Dans cet ouvrage, nous croisons de même la route de Marcial Maciel, ce légionnaire du Christ au Mexique, ami personnel du pape Jean-Paul II. Nous avions déjà chroniqué dans le libertaire, les aventures de ce prêtre qui a recruté des milliers de séminaristes et des millions de dollars de fonds. Comme quoi les comptes secrets, les holdings, les propriétés sont essentiels pour ces serviteurs de Jésus. Celui qui prêche la chasteté avait deux femmes et six enfants. Plus grave, le prédateur Maciel aurait agressé sexuellement des dizaines d’enfants et d’innombrables séminaristes : plus de deux cents victimes sont aujourd’hui recensées. Deux de ses fils ont aussi porté plainte contre lui. Bel ami de Jean-Paul II. Il faudra attendre 2005 pour que ce sinistre individu soit démis de toutes ses fonctions par le pape Benoit XVI. Cependant, il ne sera pas dénoncé à la justice par l’église et coulera une fin de vie paisible aux Etats-Unis, profitant de son immense fortune. Tant qu’aux légionnaires du Christ, aujourd’hui, certains continuent leurs turpitudes…

Nous passerons sur la confrérie gay à Mexico, à Cuba… et ce que Benoît XVI a osé pour la consécration de Georg Gänswein comme archevêque. Une cérémonie grandiose pour son protégé ! Digne d’une cérémonie royale anglaise. Les coureurs de caleçons draguent sans pudeur,  séminaristes, gardes suisses…tandis que d’autres s’activent autour de réseaux de prostitution. Quel sacerdoce catholique ! De même coucher avec son secrétaire privé est un modèle omniprésent dans l’histoire du Vatican. La treizième règle de Sodoma est aussi explicite : « Ne cherchez pas quels sont les compagnons des cardinaux et des évêques ; demandez à leurs secrétaires, leurs assistants ou leurs protégés, et à leur réaction vous connaîtrez, la vérité ».

L’écrivain s’est appuyé sur 1500 entretiens pour son ouvrage : parmi lesquels 41 cardinaux, 52 évêques et monsignori, 45 nonces apostoliques, secrétaires de nonciatures ou ambassadeurs étrangers, 11 gardes suisses, et plus de 200 prêtres catholiques et séminaristes. C’est dire l’ampleur des informations enregistrées.

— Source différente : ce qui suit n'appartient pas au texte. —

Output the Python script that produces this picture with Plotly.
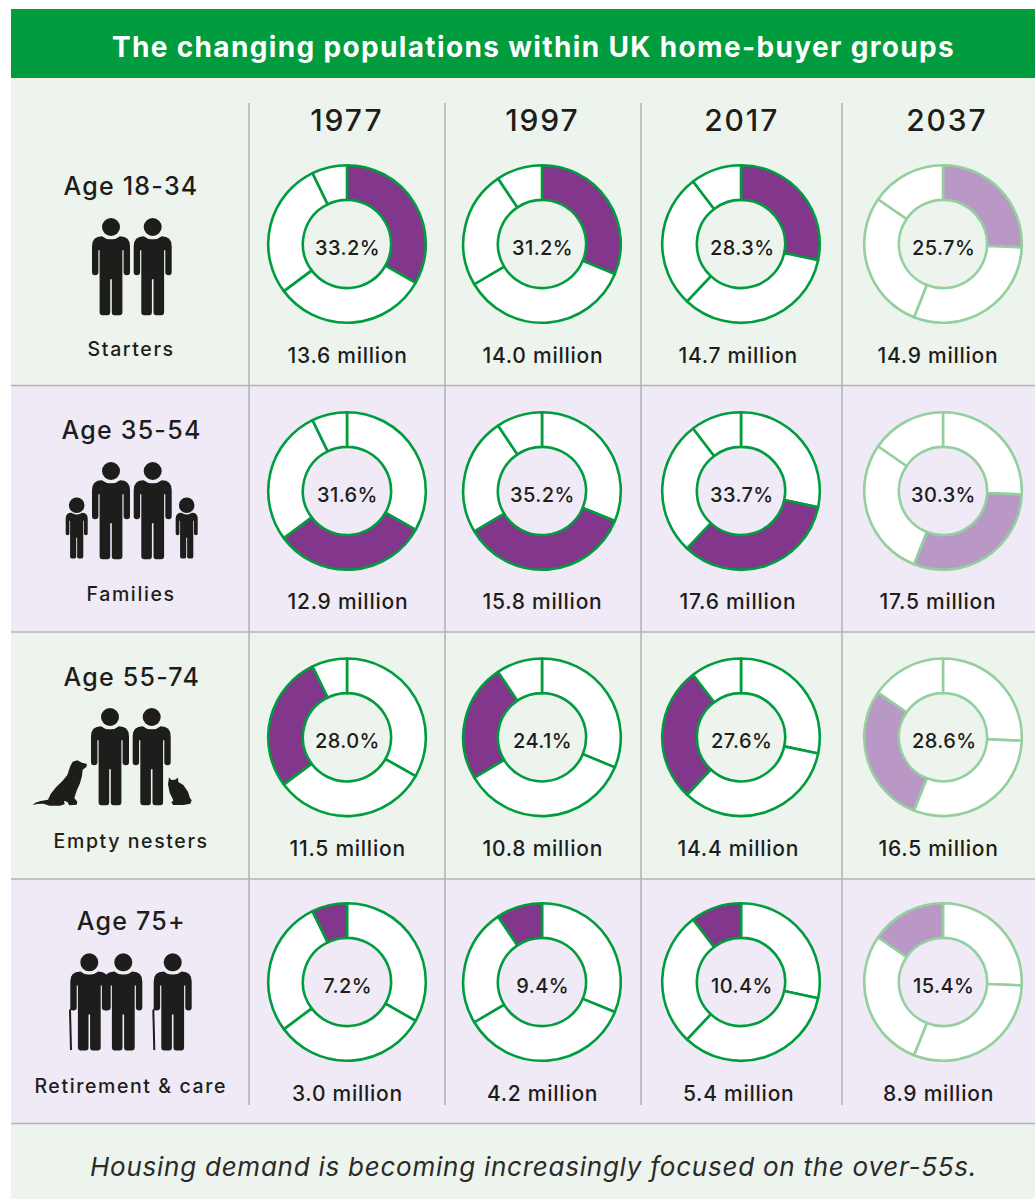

Nous ne pouvons que conseiller la lecture de ce livre de 630 pages. C’est une des plus belles illustrations  contemporaines  de l’hypocrisie de l’église catholique. En tant que libertaires, nous avions, depuis plus d’un siècle déjà,  à la suite de Sébastien Faure, dénoncé l’imposture de la religion. Avec ce livre, les procès de prêtres pédophiles…nous ne pouvons qu’être confortés dans un « Ni dieu, ni maître », encore et toujours, intemporel.

Patoche (GLJD)

PS : Pour les religieux, l’acte sexuel doit servir non pas au plaisir mais à la reproduction. Les religions sont toutes arriérées sur les sujets qui ont trait à la sexualité.